Rileggendo oggi, cinquantaseienne, questo passo sono saltata sulla sedia. Non escludo assolutamente di aver ceduto anch'io "in lucidità e prontezza", anzi, ne ho prova tutti i giorni, ahimè, ma mi ha fatto riflettere il mio giudizio di neanche trentenne sull'anziana collega.
La grande differenza tra oggi ed allora è che la mia capoufficio aveva diverse giovani colleghe da vessare, ma anche alle quali passare il testimone, mentre io, che oggi svolgo il suo lavoro, non ho nessuno. Le mie colleghe sono tutte mie coetanee o forse anche un po' più anziane e il nostro mantra è calcolare quanto dobbiamo ancora lavorare prima della sospirata pensione.
Mio figlio mi rassicura che sono ancora utile alla società ed al mio ente e mi dice che quindi è giusto che lavori ancora. Tuttavia credo che sarebbe sacrosanto avere al mio fianco qualche collega più giovane, più fresco e anche volenteroso di apprendere la contabilità degli enti pubblici. Invece, a causa del blocco pluriennale delle assunzioni negli enti pubblici, dopo noi "ragazze degli anni Ottanta" c'è il deserto. E' vero che negli anni ottanta probabilmente si è esagerato nelle assunzioni, ma adesso si rischia di chiudere. E se anche si apre la possibilità di assumere qualcuno, lo si può fare solo a tempo determinato e senza poter promettere un futuro ai possibili interessati (che quindi scarseggiano).
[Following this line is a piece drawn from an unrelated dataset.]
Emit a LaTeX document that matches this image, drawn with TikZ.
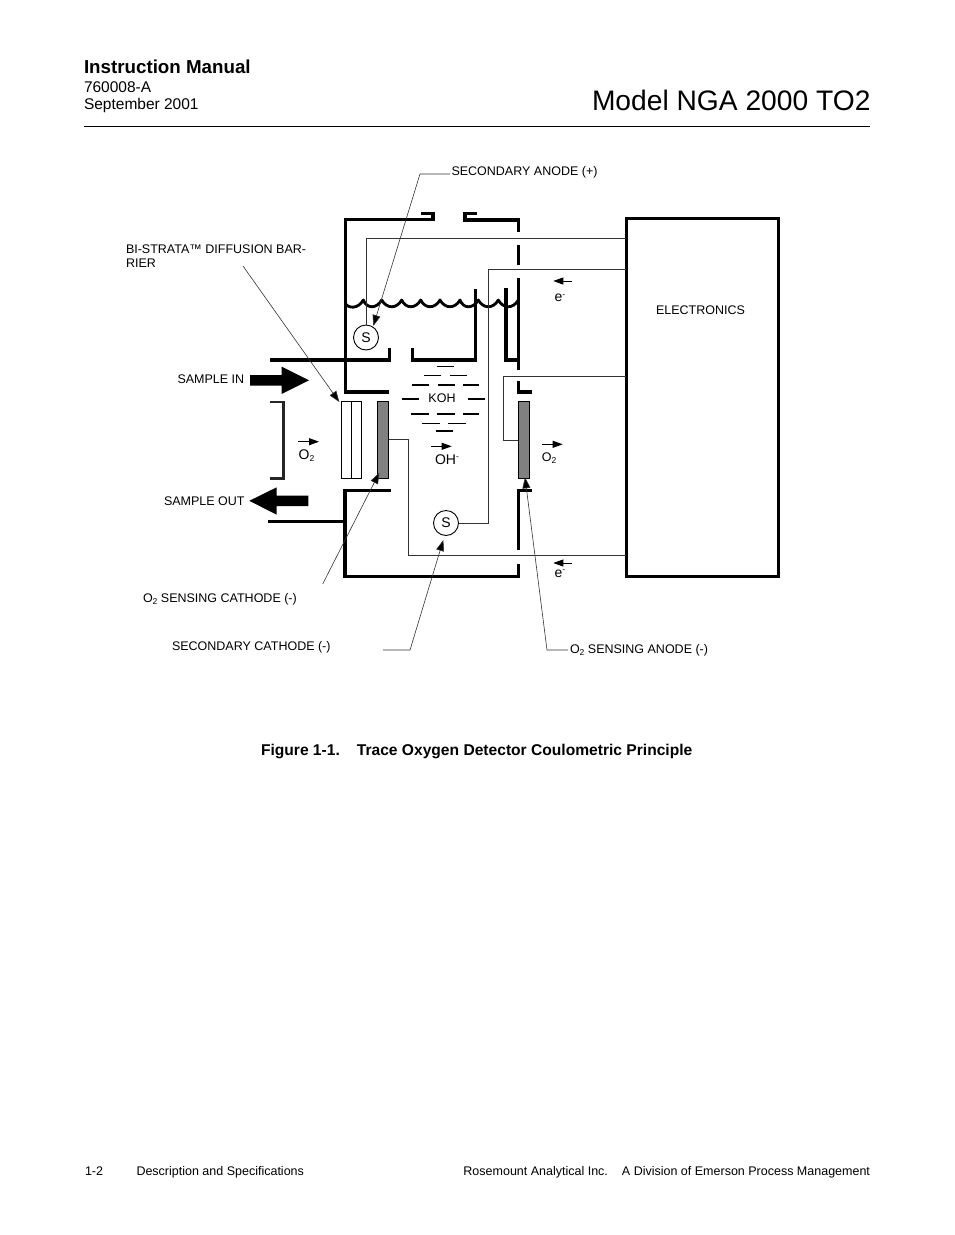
\documentclass[tikz,border=0pt]{standalone}
\usepackage{fontspec}
\setmainfont{Liberation Sans}
\usetikzlibrary{arrows.meta}
\newcommand{\lowtwo}{\raisebox{-2pt}{\fontsize{8.5}{9}\selectfont 2}}
\newcommand{\himinus}{\raisebox{4.5pt}{\fontsize{8.5}{9}\selectfont -}}
\tikzset{
  x=1pt,y=-1pt,
  txt/.style={anchor=base west,inner sep=0pt,outer sep=0pt,font=\fontsize{12.5}{14}\selectfont},
  ctr/.style={anchor=base,inner sep=0pt,outer sep=0pt,font=\fontsize{12.5}{14}\selectfont},
  wall/.style={line width=3.4pt,line cap=butt,miter limit=10},
  wire/.style={line width=1pt,draw=black!80},
  lead/.style={line width=0.6pt,draw=black!80,-{Triangle[length=11pt,width=8pt,fill=black]}},
  smallarrow/.style={line width=0.8pt,-{Triangle[length=10pt,width=7pt]}},
  dashthick/.style={line width=2pt},
  dashthin/.style={line width=1pt},
  fatarrow/.style={fill=black,draw=none},
  sensor/.style={draw,circle,minimum size=25pt,inner sep=0pt,line width=0.9pt,font=\fontsize{14}{14}\selectfont},
  membrane/.style={draw,line width=1pt,fill=white,minimum width=10pt,minimum height=77pt,inner sep=0pt},
  electrode/.style={draw,line width=1pt,fill=black!50,minimum width=11pt,minimum height=77pt,inner sep=0pt},
}
\begin{document}
\begin{tikzpicture}
\useasboundingbox (0,0) rectangle (954,1235);
% header
\node[txt,font=\bfseries\fontsize{18.75}{20}\selectfont] (hmanual) at (84,73) {Instruction Manual};
\node[txt,font=\fontsize{15.5}{16}\selectfont] (hnum) at (84,92) {760008-A};
\node[txt,font=\fontsize{15.5}{16}\selectfont] (hdate) at (84,109) {September 2001};
\node[txt,font=\fontsize{28.2}{32}\selectfont] (htitle) at (592,110) {Model NGA 2000 TO2};
\coordinate (rl) at (84,126.5); \coordinate (rr) at (870,126.5);
\draw[line width=0.9pt] (rl) -- (rr);
% electronics
\node[draw,line width=3pt,minimum width=152pt,minimum height=358pt,inner sep=0pt,outer sep=0pt] (elec) at (702,397.5) {};
\node[ctr] (electxt) at (700.5,314) {ELECTRONICS};
% outer cell walls
\draw[wall] (421,213.5) -- (433,213.5) -- (433,219.5) -- (345.5,219.5) -- (345.5,392) -- (389,392);
\draw[wall] (477,213.5) -- (465,213.5) -- (465,220) -- (518.5,220) -- (518.5,232);
\draw[wall] (518.5,245) -- (518.5,264.5);
\draw[wall] (518.5,278) -- (518.5,370);
\draw[wall] (518.5,381) -- (518.5,392) -- (532,392);
\draw[wall] (532,490.5) -- (518.5,490.5) -- (518.5,550);
\draw[wall] (518.5,564) -- (518.5,576.5) -- (345,576.5) -- (345,490.5) -- (390.5,490.5);
\draw[wall] (270,360) -- (389.5,360) -- (389.5,348);
\draw[wall] (412.5,348) -- (412.5,360) -- (475.5,360) -- (475.5,289);
\draw[wall] (506,288) -- (506,360) -- (518.5,360);
\draw[wall] (268,521.5) -- (345,521.5);
% electrolyte surface
\draw[line width=2.8pt,line join=round] (345,303)
  foreach \cx in {363.3,381.7,401.7,420.7,440,460,478.3,498.3,518.3} {
    .. controls (\cx-15,309) and (\cx-5,309) .. (\cx,300)
  };
% bracket
\draw[line width=2.2pt,draw=black!85] (269.5,402) -- (283.5,402) -- (283.5,478.5) -- (269.5,478.5);
% barrier and electrodes
\node[membrane] (bar1) at (346.3,440) {};
\node[membrane] (bar2) at (356.3,440) {};
\node[electrode] (cath) at (383.2,440) {};
\node[electrode] (anod) at (524,440) {};
% sensors
\node[sensor] (s1) at (366,337.5) {S};
\node[sensor] (s2) at (446,523) {S};
% wires
\coordinate (ea) at (626,238.5);
\coordinate (eb) at (626,269.5);
\coordinate (ec) at (626,376);
\coordinate (ed) at (626,555.5);
\coordinate (cs) at (388.7,439.5);
\coordinate (as) at (518.3,440.7);
\draw[wire] (s1.north) |- (ea);
\draw[wire] (s2.east) -| (488.3,269.5) -- (eb);
\draw[wire] (as) -| (503.7,376) -- (ec);
\draw[wire] (cs) -| (408.3,555.5) -- (ed);
% sample arrows
\fill[fatarrow] (250,375) -- (281.7,375) -- (281.7,366.7) -- (309,380.3) -- (281.7,394) -- (281.7,385.7) -- (250,385.7) -- cycle;
\fill[fatarrow] (308.3,495.7) -- (276.7,495.7) -- (276.7,487.3) -- (249.3,500.8) -- (276.7,514.7) -- (276.7,506) -- (308.3,506) -- cycle;
% KOH
\foreach \xa/\xb/\yy/\st in {
  436.7/454/366.7/dashthin, 424/440.7/375/dashthin, 450/466.7/375/dashthin,
  412/429/384.7/dashthick, 438/455/384.7/dashthick, 463.3/479.3/384.7/dashthick,
  402.3/419/399.3/dashthick, 468.3/485/399.3/dashthick,
  411/428.7/413.7/dashthick, 437/455/413.7/dashthick, 463.3/478.7/413.7/dashthick,
  422/440/423/dashthin, 448/466/423/dashthin, 435.7/452.7/431/dashthick}
  {\draw[\st] (\xa,\yy) -- (\xb,\yy);}
\node[ctr] (koh) at (442,402) {KOH};
% small arrows and labels
\coordinate (ao1) at (298.3,441.7); \coordinate (ao2) at (319,441.7);
\draw[smallarrow] (ao1) -- (ao2);
\node[ctr,font=\fontsize{14}{14}\selectfont] (o2l) at (306.5,459.5) {O\lowtwo};
\coordinate (ah1) at (431,446.3); \coordinate (ah2) at (451.7,446.3);
\draw[smallarrow] (ah1) -- (ah2);
\node[ctr,font=\fontsize{14}{14}\selectfont] (ohl) at (447,464) {OH\himinus};
\coordinate (ar1) at (542.3,444.3); \coordinate (ar2) at (562.7,444.3);
\draw[smallarrow] (ar1) -- (ar2);
\node[ctr] (o2r) at (549,461.5) {O\lowtwo};
\coordinate (et1) at (572.3,281); \coordinate (et2) at (553.3,281);
\draw[smallarrow] (et1) -- (et2);
\node[ctr,font=\fontsize{14}{14}\selectfont] (etl) at (560,301.5) {e\himinus};
\coordinate (eb1) at (572.3,563); \coordinate (eb2) at (553.3,563);
\draw[smallarrow] (eb1) -- (eb2);
\node[ctr,font=\fontsize{14}{14}\selectfont] (ebl) at (560,577) {e\himinus};
% labels
\node[txt] (lsa) at (451.5,175) {SECONDARY ANODE (+)};
\node[txt,align=left,anchor=north west] (lbi) at (126,245) {BI-STRATA™ DIFFUSION BAR-\\RIER};
\node[txt] (lin) at (177.5,383) {SAMPLE IN};
\node[txt] (lout) at (164,505) {SAMPLE OUT};
\node[txt] (lsc) at (143,602) {O\lowtwo{} SENSING CATHODE (-)};
\node[txt] (lsec) at (172,650) {SECONDARY CATHODE (-)};
\node[txt] (lan) at (570,653) {O\lowtwo{} SENSING ANODE (-)};
% leaders
\coordinate (sa0) at (450,174); \coordinate (sa1) at (420,174); \coordinate (sa2) at (373.3,326);
\draw[lead] (sa0) -- (sa1) -- (sa2);
\coordinate (bi0) at (243,266); \coordinate (bi1) at (339.3,402);
\draw[lead] (bi0) -- (bi1);
\coordinate (ca0) at (322.7,584); \coordinate (ca1) at (379.3,472.7);
\draw[lead] (ca0) -- (ca1);
\coordinate (se0) at (383,650); \coordinate (se1) at (410,650); \coordinate (se2) at (443.3,540);
\draw[lead] (se0) -- (se1) -- (se2);
\coordinate (an0) at (568,650); \coordinate (an1) at (547,650); \coordinate (an2) at (525,477.3);
\draw[lead] (an0) -- (an1) -- (an2);
% caption
\node[txt,font=\bfseries\fontsize{15.6}{16}\selectfont] (cap) at (261,755) {Figure 1-1.\hspace{17pt}Trace Oxygen Detector Coulometric Principle};
% footer
\node[txt] (f1) at (85,1175) {1-2};
\node[txt] (f2) at (136.5,1175) {Description and Specifications};
\node[txt,anchor=base east] (f3) at (870,1175) {Rosemount Analytical Inc.\hspace{14pt}A Division of Emerson Process Management};
\end{tikzpicture}
\end{document}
Sono sicura che se avessi una giovane e promettente amministrativa al mio fianco le troverei tanti difetti per potermi dire che "brava come me non ce n'è". E' umano e comprensibile. Eppure vorrei averla e vorrei anche che mi stupisse.
Come io feci con la mia vecchia capoufficio in quell'episodio di tanti anni fa.